Indeed, the Saadi Empire soon become so integrated into European trade networks that by the 1570s it was employing siege engineers from Italy — the world experts — and was able, when necessary, to cast its own cannon. And having pushed back the Portuguese, in 1578 its full power was revealed: it wiped out a large Portuguese invasion force, which had aimed to install a deposed sultan and retake some of the forts. At the battle of Wadi al-Makazin, Saadi forces killed both the pretender and the king of Portugal himself (though the Saadi sultan also died during the battle, from ill health). Three kings thus died, and the brother of the sultan succeeded, taking the name Ahmad al-Mansur bi Allah — “Victorious by the will of God”.
al-Mansur’s victory, followed by an unusually long reign, allowed the Saadi Empire to flourish and expand still further. He used his new gunpowder advantage to conquer Timbuktu and Gao, south of the Sahara, in a bid to control the gold trade. And while the English launched attacks on Cadiz in the 1590s, Moroccan fleets harried the Spanish-controlled Canary Islands (in addition to all the other weaponry, the English had also been selling the Moroccans ash timber suitable for galley oars). He even, in 1601, suggested to Elizabeth I of England that they join forces to seize Spain’s colonies in the New World — his people would have to settle them, he argued, claiming that they were better able to handle the tropical climate. All he needed were the English ships to get them there.

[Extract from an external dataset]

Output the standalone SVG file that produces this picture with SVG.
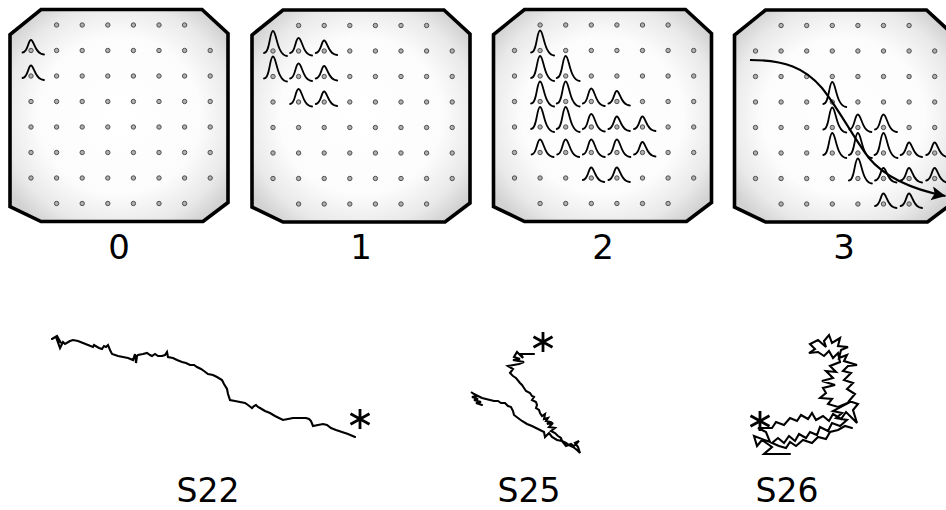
<svg xmlns="http://www.w3.org/2000/svg" width="946" height="510" viewBox="0 0 946 510">
  <style>
    .frame { fill: url(#shade); stroke: #000; stroke-width: 3.6; stroke-linejoin: miter; }
    .dot { fill: #b0b0b0; stroke: #505050; stroke-width: 1; }
    .bell { fill: none; stroke: #000; stroke-width: 1.8; stroke-linecap: round; }
    .walk { fill: none; stroke: #000; stroke-width: 2.1; stroke-linejoin: miter; stroke-miterlimit: 3; stroke-linecap: round; }
    .star { fill: none; stroke: #000; stroke-width: 2.8; stroke-linecap: butt; }
    .flow { fill: none; stroke: #000; stroke-width: 2.1; }
    .lbl { font-family: "DejaVu Sans", Verdana, sans-serif; font-size: 34px; fill: #000; text-anchor: middle; }
    .sub { font-size: 33px; }
  </style>
  <defs>
    <radialGradient id="shade" cx="50%" cy="50%" r="62%">
      <stop offset="0" stop-color="#ffffff"/>
      <stop offset="0.6" stop-color="#fcfcfc"/>
      <stop offset="0.85" stop-color="#e9e9e9"/>
      <stop offset="1" stop-color="#d2d2d2"/>
    </radialGradient>
    <!-- chamfered panel outline -->
    <path id="octa" d="M31,0 H192 L218,24 V193 L193,212 H31 L0,197 V25 Z"/>
    <!-- grid rows -->
    <g id="row8">
      <circle class="dot" cx="21" cy="0" r="2.2"/>
      <circle class="dot" cx="46.6" cy="0" r="2.2"/>
      <circle class="dot" cx="72.2" cy="0" r="2.2"/>
      <circle class="dot" cx="97.8" cy="0" r="2.2"/>
      <circle class="dot" cx="123.4" cy="0" r="2.2"/>
      <circle class="dot" cx="149" cy="0" r="2.2"/>
      <circle class="dot" cx="174.6" cy="0" r="2.2"/>
      <circle class="dot" cx="200.2" cy="0" r="2.2"/>
    </g>
    <g id="row6">
      <circle class="dot" cx="46.6" cy="0" r="2.2"/>
      <circle class="dot" cx="72.2" cy="0" r="2.2"/>
      <circle class="dot" cx="97.8" cy="0" r="2.2"/>
      <circle class="dot" cx="123.4" cy="0" r="2.2"/>
      <circle class="dot" cx="149" cy="0" r="2.2"/>
      <circle class="dot" cx="174.6" cy="0" r="2.2"/>
    </g>
    <g id="grid">
      <use href="#row6" y="15.5"/>
      <use href="#row8" y="41"/>
      <use href="#row8" y="66.5"/>
      <use href="#row8" y="92"/>
      <use href="#row8" y="117.5"/>
      <use href="#row8" y="143"/>
      <use href="#row8" y="168.5"/>
      <use href="#row6" y="194"/>
    </g>
    <!-- bell curves: tall, medium, short -->
    <path id="bT" class="bell" d="M-9,2 C-3,2 -3.5,-20 0,-20 C3.5,-20 4,4.5 14,5"/>
    <path id="bM" class="bell" d="M-8.5,2 C-3,2 -3.5,-13 0,-13 C3.5,-13 4,4 13.5,4.5"/>
    <path id="bS" class="bell" d="M-8.5,2 C-3,2 -3,-10.5 0,-10.5 C3,-10.5 4,4 13,4"/>
    <!-- end marker of a track -->
    <path id="ast" class="star" d="M0,-10 V10 M-9.5,-5.2 L9.5,5.2 M-9.5,5.2 L9.5,-5.2"/>
    <marker id="head" markerWidth="18" markerHeight="18" refX="14" refY="7" orient="auto" markerUnits="userSpaceOnUse">
      <path d="M0,0 L14,7 L0,14 L3,7 Z" fill="#000"/>
    </marker>
  </defs>

  <rect width="946" height="510" fill="#fff"/>

  <!-- step 0 -->
  <g id="panel0" transform="translate(10,9.5)">
    <use href="#octa" class="frame"/>
    <use href="#grid"/>
    <use href="#bS" x="21" y="41"/>
    <use href="#bS" x="21" y="66.5"/>
  </g>
  <text class="lbl" x="119" y="259">0</text>

  <!-- step 1 -->
  <g id="panel1" transform="translate(252,10)">
    <use href="#octa" class="frame"/>
    <use href="#grid"/>
    <use href="#bT" x="21" y="41"/>
    <use href="#bM" x="46.6" y="41"/>
    <use href="#bS" x="72.2" y="41"/>
    <use href="#bT" x="21" y="66.5"/>
    <use href="#bM" x="46.6" y="66.5"/>
    <use href="#bS" x="72.2" y="66.5"/>
    <use href="#bM" x="46.6" y="92"/>
    <use href="#bS" x="72.2" y="92"/>
  </g>
  <text class="lbl" x="361" y="259">1</text>

  <!-- step 2 -->
  <g id="panel2" transform="translate(493.5,9.5)">
    <use href="#octa" class="frame"/>
    <use href="#grid"/>
    <use href="#bT" x="46.6" y="41"/>
    <use href="#bT" x="46.6" y="66.5"/>
    <use href="#bT" x="72.2" y="66.5"/>
    <use href="#bT" x="46.6" y="92"/>
    <use href="#bT" x="72.2" y="92"/>
    <use href="#bM" x="97.8" y="92"/>
    <use href="#bS" x="123.4" y="92"/>
    <use href="#bT" x="46.6" y="117.5"/>
    <use href="#bT" x="72.2" y="117.5"/>
    <use href="#bM" x="97.8" y="117.5"/>
    <use href="#bS" x="123.4" y="117.5"/>
    <use href="#bS" x="149" y="117.5"/>
    <use href="#bM" x="46.6" y="143"/>
    <use href="#bM" x="72.2" y="143"/>
    <use href="#bM" x="97.8" y="143"/>
    <use href="#bM" x="123.4" y="143"/>
    <use href="#bS" x="149" y="143"/>
    <use href="#bS" x="97.8" y="168.5"/>
    <use href="#bS" x="123.4" y="168.5"/>
  </g>
  <text class="lbl" x="603" y="259">2</text>

  <!-- step 3 -->
  <g id="panel3" transform="translate(734.5,10)">
    <use href="#octa" class="frame"/>
    <use href="#grid"/>
    <use href="#bT" x="97.8" y="92"/>
    <use href="#bT" x="97.8" y="117.5"/>
    <use href="#bM" x="123.4" y="117.5"/>
    <use href="#bM" x="149" y="117.5"/>
    <use href="#bT" x="97.8" y="143"/>
    <use href="#bT" x="123.4" y="143"/>
    <use href="#bT" x="149" y="143"/>
    <use href="#bS" x="174.6" y="143"/>
    <use href="#bS" x="200.2" y="143"/>
    <use href="#bT" x="123.4" y="168.5"/>
    <use href="#bS" x="149" y="168.5"/>
    <use href="#bS" x="174.6" y="168.5"/>
    <use href="#bS" x="200.2" y="168.5"/>
    <use href="#bS" x="149" y="194"/>
    <use href="#bS" x="174.6" y="194"/>
    <path class="flow" marker-end="url(#head)" d="M15.5,50 C50.5,50 70.5,58 87.5,78 C103.5,98 117.5,125 133.5,147 C147.5,164 170.5,178 211,186"/>
  </g>
  <text class="lbl" x="844" y="259">3</text>

  <!-- track S22 -->
  <g id="trackS22">
    <path class="walk" d="M52,339 L57,336 L61,343 L56,337 L60,348 L63,342 L65,344 L70,341 L73,340 L78,341 L83,343 L88,345 L93,347 L94,345 L99,348 L102,349 L104,346 L106,347 L108,345 L110,350 L112,354 L118,356 L123,357 L128,358 L133,360 L135,354 L136,363 L137,356 L138,355 L143,354 L147,353 L150,355 L152,356 L155,354 L158,356 L162,356 L165,355 L167,352 L168,357 L173,358 L177,360 L182,362 L186,363 L190,365 L194,365 L197,367 L201,369 L204,371 L208,374 L213,375 L217,377 L222,380 L224,384 L227,389 L228,394 L230,400 L235,401 L240,402 L245,403 L248,405 L252,408 L254,406 L256,405 L258,407 L260,408 L265,411 L270,413 L275,416 L279,418 L283,420 L288,419 L293,418 L300,418 L306,418 L309,419 L311,421 L313,426 L318,425 L323,424 L327,425 L331,428 L336,430 L342,432 L348,434 L355,437"/>
    <use href="#ast" x="360" y="419"/>
  </g>
  <text class="lbl sub" x="208" y="502">S22</text>

  <!-- track S25 -->
  <g id="trackS25">
    <path class="walk" d="M534,354 L521,354 L523,358 L517,352 L514,357 L520,359 L513,360 L524,362 L519,364 L508,366 L513,369 L510,373 L513,376 L516,378 L520,383 L522,385 L524,388 L526,391 L530,393 L532,396 L534,397 L532,400 L536,402 L537,405 L536,408 L539,410 L540,413 L542,416 L545,414 L544,419 L548,418 L546,421 L550,422 L547,424 L553,423 L549,427 L555,428 L551,431 L555,433 L558,436 L561,438 L562,441 L566,443 L569,445 L573,447 L577,450 L580,453 L578,447 L575,443 L579,441 L574,446 L571,444 L566,446 L562,441 L557,440 L552,437 L549,433 L545,437 L544,432 L540,430 L536,428 L532,426 L527,424 L522,421 L518,418 L514,415 L513,411 L511,407 L508,406 L505,403 L501,403 L498,401 L494,401 L490,400 L486,399 L482,398 L478,396 L474,394 L471,392 L477,396 L472,397 L478,399 L474,400 L481,402 L476,403 L482,405"/>
    <use href="#ast" x="543" y="342"/>
  </g>
  <text class="lbl sub" x="529" y="502">S25</text>

  <!-- track S26 -->
  <g id="trackS26">
    <path class="walk" d="M790,454 L764,454 L772,447 L762,440 L757,446 L754,436 L770,442 L766,432 L758,428 L772,428 L776,422 L784,425 L790,418 L797,421 L801,415 L808,419 L812,413 L816,420 L823,416 L829,421 L833,414 L841,419 L846,412 L852,418 L857,423 L853,410 L858,404 L849,401 L855,394 L847,389 L853,383 L844,380 L851,373 L843,371 L848,366 L857,365 L844,361 L847,355 L839,358 L841,350 L848,347 L838,346 L840,338 L832,343 L829,335 L824,341 L826,347 L818,340 L810,344 L815,349 L809,353 L818,352 L824,356 L829,351 L833,358 L838,353 L840,362 L830,366 L836,372 L826,371 L833,378 L822,381 L835,385 L823,388 L826,393 L820,398 L832,399 L828,404 L838,407 L850,402 L833,411 L842,413 L836,418 L847,420 L840,426 L832,423 L828,431 L820,427 L817,435 L810,432 L806,438 L799,434 L795,441 L789,436 L784,443 L778,438 L772,443 L779,446 L786,448 L790,442 L796,446 L803,440 L812,443 L818,437 L826,439 L830,432 L838,430 L845,426 L852,428"/>
    <use href="#ast" x="760" y="421"/>
  </g>
  <text class="lbl sub" x="787" y="502">S26</text>
</svg>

From England’s perspective, Saadi help played a part in its own rise to prominence. Copper and saltpetre were essential to it having the weapons necessary to fight the Spanish, especially at a time when it was still developing its own metal industries. And Morocco helped support English manufactures. It was one of many destinations for English cloth exports, with its raw sugar enabling London to set up its own sugar refineries. By the 1590s, England was exporting refined sugar to Germany and the Low Counties (a dramatic reversal, considering England had once imported much of its refined sugar from Antwerp). Even in literature, al-Mansur’s power and riches captured the imaginations of the English. He seems to have been the inspiration for many “Moorish” characters in English plays, from The Battle of Alcazar (about his victory at Wadi al-Makazin) to Shakespeare’s Titus Andronicus, The Merchant of Venice, and Othello.
Yet the age of Anglo-Moroccan cooperation was not to last. Both al-Mansur and Elizabeth I died in 1603, after which the cracks in the alliance — and within the Saadi Empire itself — began to show.